INSTRUCTIONS TO FOLLOW: Could the lines from the start of the data through the line with "var yTicks = [0, 20, 40, 60, 80, 100, 120];" be set down exactly, with no pictures among them?

* * *

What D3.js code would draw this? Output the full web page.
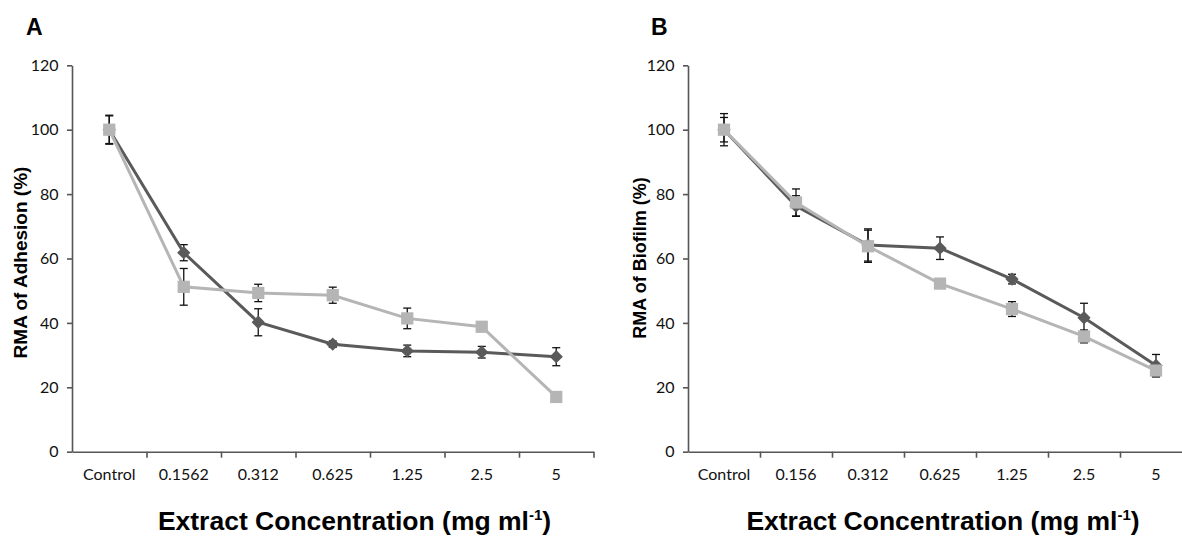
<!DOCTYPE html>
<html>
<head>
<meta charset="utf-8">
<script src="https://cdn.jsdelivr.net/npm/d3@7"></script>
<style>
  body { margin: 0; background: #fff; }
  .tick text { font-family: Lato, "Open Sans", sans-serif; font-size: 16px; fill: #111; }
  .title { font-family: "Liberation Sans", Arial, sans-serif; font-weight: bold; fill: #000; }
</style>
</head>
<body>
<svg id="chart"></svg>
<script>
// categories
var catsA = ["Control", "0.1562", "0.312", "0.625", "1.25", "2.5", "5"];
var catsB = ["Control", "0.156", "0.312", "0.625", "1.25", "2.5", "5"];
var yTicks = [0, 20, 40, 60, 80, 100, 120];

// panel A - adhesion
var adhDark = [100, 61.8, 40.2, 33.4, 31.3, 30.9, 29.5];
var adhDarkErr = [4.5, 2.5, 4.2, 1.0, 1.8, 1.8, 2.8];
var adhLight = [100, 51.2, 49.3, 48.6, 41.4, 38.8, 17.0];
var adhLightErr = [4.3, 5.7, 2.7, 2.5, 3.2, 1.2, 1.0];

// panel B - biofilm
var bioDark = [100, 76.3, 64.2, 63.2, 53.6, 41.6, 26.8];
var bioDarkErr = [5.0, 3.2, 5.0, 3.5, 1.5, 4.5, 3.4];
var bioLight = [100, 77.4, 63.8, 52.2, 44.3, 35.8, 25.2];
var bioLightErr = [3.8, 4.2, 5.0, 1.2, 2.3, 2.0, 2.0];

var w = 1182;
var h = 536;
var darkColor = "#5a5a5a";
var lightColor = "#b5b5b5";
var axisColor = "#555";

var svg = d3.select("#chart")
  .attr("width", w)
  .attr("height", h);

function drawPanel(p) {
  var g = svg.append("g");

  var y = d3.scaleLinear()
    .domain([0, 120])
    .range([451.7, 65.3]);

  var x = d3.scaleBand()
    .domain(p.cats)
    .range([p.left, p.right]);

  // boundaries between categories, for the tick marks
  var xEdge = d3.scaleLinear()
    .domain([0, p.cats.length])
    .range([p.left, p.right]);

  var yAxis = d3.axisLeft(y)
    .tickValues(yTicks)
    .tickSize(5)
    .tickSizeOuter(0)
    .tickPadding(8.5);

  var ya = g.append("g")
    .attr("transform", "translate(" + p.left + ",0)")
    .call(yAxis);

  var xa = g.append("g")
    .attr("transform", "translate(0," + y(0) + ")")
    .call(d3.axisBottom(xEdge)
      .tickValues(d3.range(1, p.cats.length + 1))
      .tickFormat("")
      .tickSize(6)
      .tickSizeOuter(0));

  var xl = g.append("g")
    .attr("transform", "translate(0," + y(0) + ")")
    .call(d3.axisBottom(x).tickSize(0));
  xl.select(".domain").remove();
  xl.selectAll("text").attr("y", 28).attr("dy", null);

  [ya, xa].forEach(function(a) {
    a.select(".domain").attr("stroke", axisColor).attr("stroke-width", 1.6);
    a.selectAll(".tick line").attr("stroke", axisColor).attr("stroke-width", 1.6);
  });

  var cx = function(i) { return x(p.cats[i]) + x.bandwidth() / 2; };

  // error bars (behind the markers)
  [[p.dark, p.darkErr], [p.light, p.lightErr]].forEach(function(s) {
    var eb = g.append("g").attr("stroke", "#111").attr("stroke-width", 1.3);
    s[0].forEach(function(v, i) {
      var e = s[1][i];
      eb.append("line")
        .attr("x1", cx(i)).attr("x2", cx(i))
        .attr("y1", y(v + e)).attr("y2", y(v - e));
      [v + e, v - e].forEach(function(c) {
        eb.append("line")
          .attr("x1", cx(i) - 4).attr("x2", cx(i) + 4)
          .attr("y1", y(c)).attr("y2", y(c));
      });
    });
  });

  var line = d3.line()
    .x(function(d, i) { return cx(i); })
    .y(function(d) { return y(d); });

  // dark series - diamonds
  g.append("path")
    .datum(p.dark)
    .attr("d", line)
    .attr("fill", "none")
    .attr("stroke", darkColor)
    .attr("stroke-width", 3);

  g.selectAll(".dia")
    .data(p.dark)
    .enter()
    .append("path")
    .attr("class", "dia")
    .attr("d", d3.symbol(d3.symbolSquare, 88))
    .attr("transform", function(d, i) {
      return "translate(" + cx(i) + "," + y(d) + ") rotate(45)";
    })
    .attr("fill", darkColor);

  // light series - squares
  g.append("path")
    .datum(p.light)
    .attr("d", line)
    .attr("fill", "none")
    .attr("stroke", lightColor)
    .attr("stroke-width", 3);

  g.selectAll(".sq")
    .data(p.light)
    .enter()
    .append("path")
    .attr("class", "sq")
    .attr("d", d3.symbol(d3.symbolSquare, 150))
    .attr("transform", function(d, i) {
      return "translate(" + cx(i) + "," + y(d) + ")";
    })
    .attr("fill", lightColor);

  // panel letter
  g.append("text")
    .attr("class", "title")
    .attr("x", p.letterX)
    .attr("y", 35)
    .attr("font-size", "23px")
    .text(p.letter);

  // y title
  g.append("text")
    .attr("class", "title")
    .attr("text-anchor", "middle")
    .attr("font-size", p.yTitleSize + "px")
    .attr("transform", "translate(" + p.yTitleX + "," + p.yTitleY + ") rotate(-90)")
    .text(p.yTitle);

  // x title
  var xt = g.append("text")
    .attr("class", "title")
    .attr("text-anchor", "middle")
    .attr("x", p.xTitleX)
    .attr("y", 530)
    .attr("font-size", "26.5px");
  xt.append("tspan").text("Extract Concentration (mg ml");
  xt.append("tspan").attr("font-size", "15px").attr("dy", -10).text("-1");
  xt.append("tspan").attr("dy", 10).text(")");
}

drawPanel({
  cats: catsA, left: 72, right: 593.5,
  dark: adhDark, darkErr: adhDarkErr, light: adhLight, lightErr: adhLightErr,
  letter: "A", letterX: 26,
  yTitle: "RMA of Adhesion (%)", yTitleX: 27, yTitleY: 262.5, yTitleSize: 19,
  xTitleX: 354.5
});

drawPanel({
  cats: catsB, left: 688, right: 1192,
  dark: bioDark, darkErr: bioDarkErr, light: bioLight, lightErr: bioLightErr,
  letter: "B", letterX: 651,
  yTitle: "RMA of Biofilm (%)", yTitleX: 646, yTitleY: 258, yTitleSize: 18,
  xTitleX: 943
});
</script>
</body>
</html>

* * *

EXPECTED OUTPUT:
What D3.js code would draw this? Output the full web page.
<!DOCTYPE html>
<html>
<head>
<meta charset="utf-8">
<script src="https://cdn.jsdelivr.net/npm/d3@7"></script>
<style>
  body { margin: 0; background: #fff; }
  .tick text { font-family: Lato, "Open Sans", sans-serif; font-size: 16px; fill: #111; }
  .title { font-family: "Liberation Sans", Arial, sans-serif; font-weight: bold; fill: #000; }
</style>
</head>
<body>
<svg id="chart"></svg>
<script>
// categories
var catsA = ["Control", "0.1562", "0.312", "0.625", "1.25", "2.5", "5"];
var catsB = ["Control", "0.156", "0.312", "0.625", "1.25", "2.5", "5"];
var yTicks = [0, 20, 40, 60, 80, 100, 120];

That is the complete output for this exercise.